Wat voor invloed heeft het traagheidsmoment?
De I-waarde van het toegepaste profiel heet het
traagheidsmoment. Deze momentcapaciteit zorgt ervoor dat het materiaal een bepaalde vervorming kan opnemen zonder dat het bezwijkt. Naarmate meer materiaal in de boven en onderzijde van het profiel zit neemt de I-waarde snel toe, juist omdat de
opnamecapaciteit voor druk en trek in beide flenzen toeneemt. Deze I-waarde is uitgedrukt in mm^4. Het wordt bepaald door de afstand van het materiaal ten opzichte van de basislijn en de verplaatsing van het materiaal ten opzichte van die lijn.
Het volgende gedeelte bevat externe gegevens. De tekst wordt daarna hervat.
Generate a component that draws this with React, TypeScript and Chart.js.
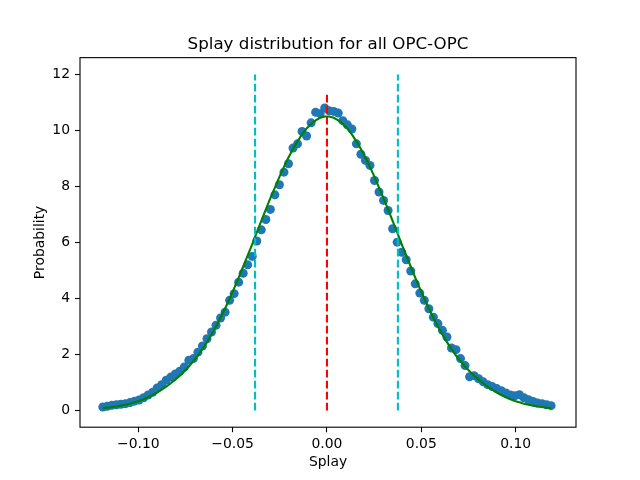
import { useEffect, useRef } from "react";
import { Chart, registerables } from "chart.js";

Chart.register(...registerables);

// bin centres of the splay histogram
const SPLAY = [
  -0.1188, -0.1164, -0.114, -0.1116, -0.1092, -0.1068, -0.1044, -0.102, -0.0996, -0.0972,
  -0.0948, -0.0924, -0.09, -0.0876, -0.0852, -0.0828, -0.0804, -0.078, -0.0756, -0.0732,
  -0.0708, -0.0684, -0.066, -0.0636, -0.0612, -0.0588, -0.0564, -0.054, -0.0516, -0.0492,
  -0.0468, -0.0444, -0.042, -0.0396, -0.0372, -0.0348, -0.0324, -0.03, -0.0276, -0.0252,
  -0.0228, -0.0204, -0.018, -0.0156, -0.0132, -0.0108, -0.0084, -0.006, -0.0036, -0.0012,
  0.0012, 0.0036, 0.006, 0.0084, 0.0108, 0.0132, 0.0156, 0.018, 0.0204, 0.0228,
  0.0252, 0.0276, 0.03, 0.0324, 0.0348, 0.0372, 0.0396, 0.042, 0.0444, 0.0468,
  0.0492, 0.0516, 0.054, 0.0564, 0.0588, 0.0612, 0.0636, 0.066, 0.0684, 0.0708,
  0.0732, 0.0756, 0.078, 0.0804, 0.0828, 0.0852, 0.0876, 0.09, 0.0924, 0.0948,
  0.0972, 0.0996, 0.102, 0.1044, 0.1068, 0.1092, 0.1116, 0.114, 0.1164, 0.1188,
];

// measured probability per bin
const PROBABILITY = [
  0.12, 0.15, 0.18, 0.2, 0.22, 0.24, 0.28, 0.33, 0.37, 0.45,
  0.55, 0.65, 0.8, 0.92, 1.08, 1.19, 1.3, 1.4, 1.55, 1.79,
  1.85, 2.08, 2.3, 2.56, 2.8, 3.04, 3.3, 3.51, 3.93, 4.17,
  4.58, 4.9, 5.2, 5.5, 6.05, 6.45, 6.82, 7.18, 7.7, 8.06,
  8.51, 8.81, 9.37, 9.52, 9.96, 9.8, 10.27, 10.65, 10.6, 10.8,
  10.7, 10.68, 10.62, 10.35, 10.2, 10.05, 9.52, 9.15, 8.93, 8.75,
  8.21, 7.8, 7.5, 7.14, 6.49, 6.01, 5.65, 5.38, 4.98, 4.52,
  4.19, 3.93, 3.63, 3.33, 3.1, 2.86, 2.62, 2.23, 2.17, 1.85,
  1.6, 1.2, 1.24, 1.13, 1.02, 0.92, 0.85, 0.78, 0.7, 0.62,
  0.55, 0.52, 0.56, 0.45, 0.38, 0.32, 0.26, 0.24, 0.2, 0.17,
];

// fitted gaussian
const FIT = [
  0.08, 0.1, 0.12, 0.14, 0.17, 0.2, 0.24, 0.29, 0.34, 0.4,
  0.47, 0.55, 0.64, 0.74, 0.85, 0.97, 1.1, 1.24, 1.4, 1.57,
  1.76, 1.96, 2.19, 2.44, 2.71, 3.0, 3.31, 3.64, 3.99, 4.36,
  4.74, 5.14, 5.54, 5.94, 6.36, 6.77, 7.18, 7.58, 7.96, 8.34,
  8.7, 9.03, 9.34, 9.61, 9.86, 10.07, 10.23, 10.36, 10.45, 10.5,
  10.5, 10.45, 10.36, 10.23, 10.07, 9.86, 9.61, 9.34, 9.03, 8.7,
  8.34, 7.96, 7.58, 7.18, 6.77, 6.36, 5.94, 5.54, 5.14, 4.74,
  4.36, 3.99, 3.64, 3.31, 3.0, 2.71, 2.44, 2.19, 1.96, 1.76,
  1.57, 1.4, 1.24, 1.1, 0.97, 0.85, 0.74, 0.64, 0.55, 0.47,
  0.4, 0.34, 0.29, 0.24, 0.2, 0.17, 0.14, 0.12, 0.1, 0.08,
];

const MEAN_X = 0;
const MEAN_TOP = 11.34;
const SIGMA_X = [-0.0381, 0.0376];
const SIGMA_TOP = 12;

const X_TICKS = [-0.1, -0.05, 0, 0.05, 0.1];
const X_TICK_LABELS = ["\u22120.10", "\u22120.05", "0.00", "0.05", "0.10"];
const Y_TICKS = [0, 2, 4, 6, 8, 10, 12];
const Y_TICK_LABELS = ["0", "2", "4", "6", "8", "10", "12"];

const FONT = "DejaVu Sans";
const DASH = [7.7, 3.3];

const frame = {
  id: "frame",
  afterDatasetsDraw(chart: Chart) {
    const { ctx, chartArea: a } = chart;
    ctx.save();
    ctx.strokeStyle = "#000";
    ctx.lineWidth = 1.1;
    ctx.strokeRect(a.left, a.top, a.right - a.left, a.bottom - a.top);
    ctx.restore();
  },
};

export default function App() {
  const canvasRef = useRef<HTMLCanvasElement>(null);

  useEffect(() => {
    if (!canvasRef.current) return;

    const points = SPLAY.map((x, i) => ({ x, y: PROBABILITY[i] }));
    const fit = SPLAY.map((x, i) => ({ x, y: FIT[i] }));
    const vline = (x: number, top: number) => [
      { x, y: 0 },
      { x, y: top },
    ];

    const chart = new Chart(canvasRef.current, {
      type: "scatter",
      data: {
        datasets: [
          {
            data: fit,
            showLine: true,
            borderColor: "#008000",
            borderWidth: 2.1,
            pointRadius: 0,
            order: 2,
          },
          {
            data: vline(MEAN_X, MEAN_TOP),
            showLine: true,
            borderColor: "#ff0000",
            borderWidth: 2.1,
            borderDash: DASH,
            pointRadius: 0,
            order: 1,
          },
          ...SIGMA_X.map((x) => ({
            data: vline(x, SIGMA_TOP),
            showLine: true,
            borderColor: "#00bfbf",
            borderWidth: 2.1,
            borderDash: DASH,
            pointRadius: 0,
            order: 1,
          })),
          {
            data: points,
            backgroundColor: "#1f77b4",
            borderWidth: 0,
            pointRadius: 4.5,
            order: 3,
          },
        ],
      },
      options: {
        responsive: false,
        animation: false,
        layout: { padding: { left: 0, right: 64, top: 0, bottom: 0 } },
        plugins: {
          legend: { display: false },
          tooltip: { enabled: false },
          title: {
            display: true,
            fullSize: false,
            text: "Splay distribution for all OPC-OPC",
            color: "#000",
            font: { family: FONT, size: 16.7, weight: "normal" },
            padding: { top: 34.5, bottom: 3.1 },
          },
        },
        scales: {
          x: {
            type: "linear",
            min: -0.1309,
            max: 0.132,
            afterFit: (s: any) => {
              s.height = 52.8;
            },
            afterBuildTicks: (s: any) => {
              s.ticks = X_TICKS.map((value) => ({ value }));
            },
            border: { display: false },
            grid: {
              drawOnChartArea: false,
              tickLength: 5,
              tickColor: "#000",
              tickWidth: 1.1,
            },
            ticks: {
              color: "#000",
              padding: 4,
              autoSkip: false,
              maxRotation: 0,
              font: { family: FONT, size: 13.9 },
              callback: (_v: any, i: number) => X_TICK_LABELS[i],
            },
            title: {
              display: true,
              text: "Splay",
              color: "#000",
              font: { family: FONT, size: 13.9 },
              padding: { top: 0, bottom: 9 },
            },
          },
          y: {
            type: "linear",
            min: -0.6,
            max: 12.6,
            afterFit: (s: any) => {
              s.width = 80;
            },
            afterBuildTicks: (s: any) => {
              s.ticks = Y_TICKS.map((value) => ({ value }));
            },
            border: { display: false },
            grid: {
              drawOnChartArea: false,
              tickLength: 5,
              tickColor: "#000",
              tickWidth: 1.1,
            },
            ticks: {
              color: "#000",
              padding: 5,
              autoSkip: false,
              font: { family: FONT, size: 13.9 },
              callback: (_v: any, i: number) => Y_TICK_LABELS[i],
            },
            title: {
              display: true,
              text: "Probability",
              color: "#000",
              font: { family: FONT, size: 13.9 },
              padding: { top: 31.7, bottom: 0 },
            },
          },
        },
      },
      plugins: [frame],
    });

    return () => {
      chart.destroy();
    };
  }, []);

  return (
    <div style={{ position: "absolute", left: 0, top: 0, width: 640, height: 480, background: "#fff" }}>
      <canvas ref={canvasRef} width={640} height={480} />
    </div>
  );
}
De I-waarde kun je opzoeken in tabellen boekjes waarbij je voor de volgende liggers de volgende I-waarden moet aanhouden:
- HEA 100 met I = 349*10^4 mm^4;
- HEA 120 met I = 606*10^4 mm^4;
- HEA 140 met I = 1033*10^4 mm^4;
- HEA 160 met I = 1673*10^4 mm^4;
- en dergelijke.
Hoe wordt de doorbuiging bepaald op basis van voorgaande gegevens? Daartoe dien je de volgende formule voor te gebruiken:
- δ = doorbuigen = 5 * M;rep * L^2 / (48 * E * I) met daarin;
- M;rep = het representatief optredende moment in Nmm (veelal is het uitgedrukt in kNm welke 10^6 Nmm bedraagt). Bij een puntlast is M:rep = ¼*F*L, Q:last = 1/8*Q*L^2;
- L = de lengte van de overspanning tot hart oplegpunt in mm;
- E = de elasticiteitsmodulus van staal in N/mm^2;
- I = het traagheidsmoment in mm^4.
Voorbeeld buiging stalen ligger
Stel er is sprake van een HEA 160 met een overspanning van 2,5 meter welke wordt belast met 50 kN/m representatieve belasting. Hoeveel buigt de ligger door?
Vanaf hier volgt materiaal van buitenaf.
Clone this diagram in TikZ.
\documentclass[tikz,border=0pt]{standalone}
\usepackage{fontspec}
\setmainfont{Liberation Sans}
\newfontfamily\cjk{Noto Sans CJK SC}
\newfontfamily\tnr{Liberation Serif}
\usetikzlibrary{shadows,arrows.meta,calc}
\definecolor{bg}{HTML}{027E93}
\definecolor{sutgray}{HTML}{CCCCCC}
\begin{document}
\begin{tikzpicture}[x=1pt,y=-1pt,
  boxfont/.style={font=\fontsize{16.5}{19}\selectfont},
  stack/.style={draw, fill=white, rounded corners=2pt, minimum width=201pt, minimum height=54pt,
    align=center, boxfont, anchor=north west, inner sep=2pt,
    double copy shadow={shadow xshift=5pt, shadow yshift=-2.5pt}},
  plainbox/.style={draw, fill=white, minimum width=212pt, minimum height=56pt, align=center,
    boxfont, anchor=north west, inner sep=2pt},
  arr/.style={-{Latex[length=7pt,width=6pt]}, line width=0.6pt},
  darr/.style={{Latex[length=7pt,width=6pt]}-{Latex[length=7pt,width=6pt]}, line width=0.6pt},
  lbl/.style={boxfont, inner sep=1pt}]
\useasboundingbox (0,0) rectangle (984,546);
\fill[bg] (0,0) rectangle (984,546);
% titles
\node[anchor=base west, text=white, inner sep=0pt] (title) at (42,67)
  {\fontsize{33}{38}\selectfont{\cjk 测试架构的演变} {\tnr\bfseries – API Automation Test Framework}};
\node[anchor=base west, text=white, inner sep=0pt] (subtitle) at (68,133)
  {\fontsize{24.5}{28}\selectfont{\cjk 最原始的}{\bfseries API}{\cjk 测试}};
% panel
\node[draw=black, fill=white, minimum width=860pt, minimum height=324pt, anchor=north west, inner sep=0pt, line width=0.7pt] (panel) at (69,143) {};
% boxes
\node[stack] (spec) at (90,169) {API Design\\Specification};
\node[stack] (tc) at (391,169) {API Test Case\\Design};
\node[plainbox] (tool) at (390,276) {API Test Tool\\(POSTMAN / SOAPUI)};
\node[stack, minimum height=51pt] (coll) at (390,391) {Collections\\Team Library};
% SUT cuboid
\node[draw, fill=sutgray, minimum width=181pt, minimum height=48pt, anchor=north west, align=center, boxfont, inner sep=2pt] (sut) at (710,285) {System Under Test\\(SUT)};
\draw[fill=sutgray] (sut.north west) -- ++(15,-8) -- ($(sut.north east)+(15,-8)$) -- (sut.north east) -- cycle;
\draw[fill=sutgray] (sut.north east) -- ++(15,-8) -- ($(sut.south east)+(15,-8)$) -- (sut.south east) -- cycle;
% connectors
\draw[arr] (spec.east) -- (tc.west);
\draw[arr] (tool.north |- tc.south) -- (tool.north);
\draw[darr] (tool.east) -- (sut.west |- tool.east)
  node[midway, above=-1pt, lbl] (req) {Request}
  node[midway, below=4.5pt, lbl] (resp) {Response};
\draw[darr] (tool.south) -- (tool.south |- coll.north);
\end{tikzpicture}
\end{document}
- δ = 5*0,125*50*2500^4/(48*2,1*10^5*1673*10^4) = 7,3 mm < 0,003 * 2500 = 7,5 mm.
Wat als je nu een eis hebt dat de ligger aan een maximaal zoveel doorbuiging moet voldoen, hoe doe je dat dan? Gewoonlijk is de eis voor een ligger welke een wand draagt dat het niet meer doorbuigt als 0,002 * L en bij niet wand dragende liggers 0,003 * L oftewel:
- I = 5 * M;rep * L / (48 * E * doorbuigingseis) waarbij je 0,003 of 0,002 moet invullen voor de doorbuigingseis;
- I = 5*0,125*50*2500^3 / (48 * 2,1*10^5 * 0,003) = 1.615 mm^4. In de tabellen boek kunnen we vinden dat de HEA 160 voldoet.
Aanvullende controle W is vereist:
- Md = ongeveer 0,125*50*1,3*2500^2 = 50,78 kNm;
- Wd = benodigde weerstandsmoment = 50,78*10^6 / 235 = 216*10^3 mm^3 oftewel in dat geval voldoet een HEA 100 totaal niet en is er een HEA 160 benodigd waardoor;
- δ = doorbuiging = 5*0,125*50*2500^4/(48*2,1*10^5*1673*10^4) = 7,3 mm.
Let dus op dat je bij de bepaling van de doorbuiging eerst op basis van het benodigde weerstandsmoment de juiste ligger uitkiest alvorens de doorbuiging te controleren.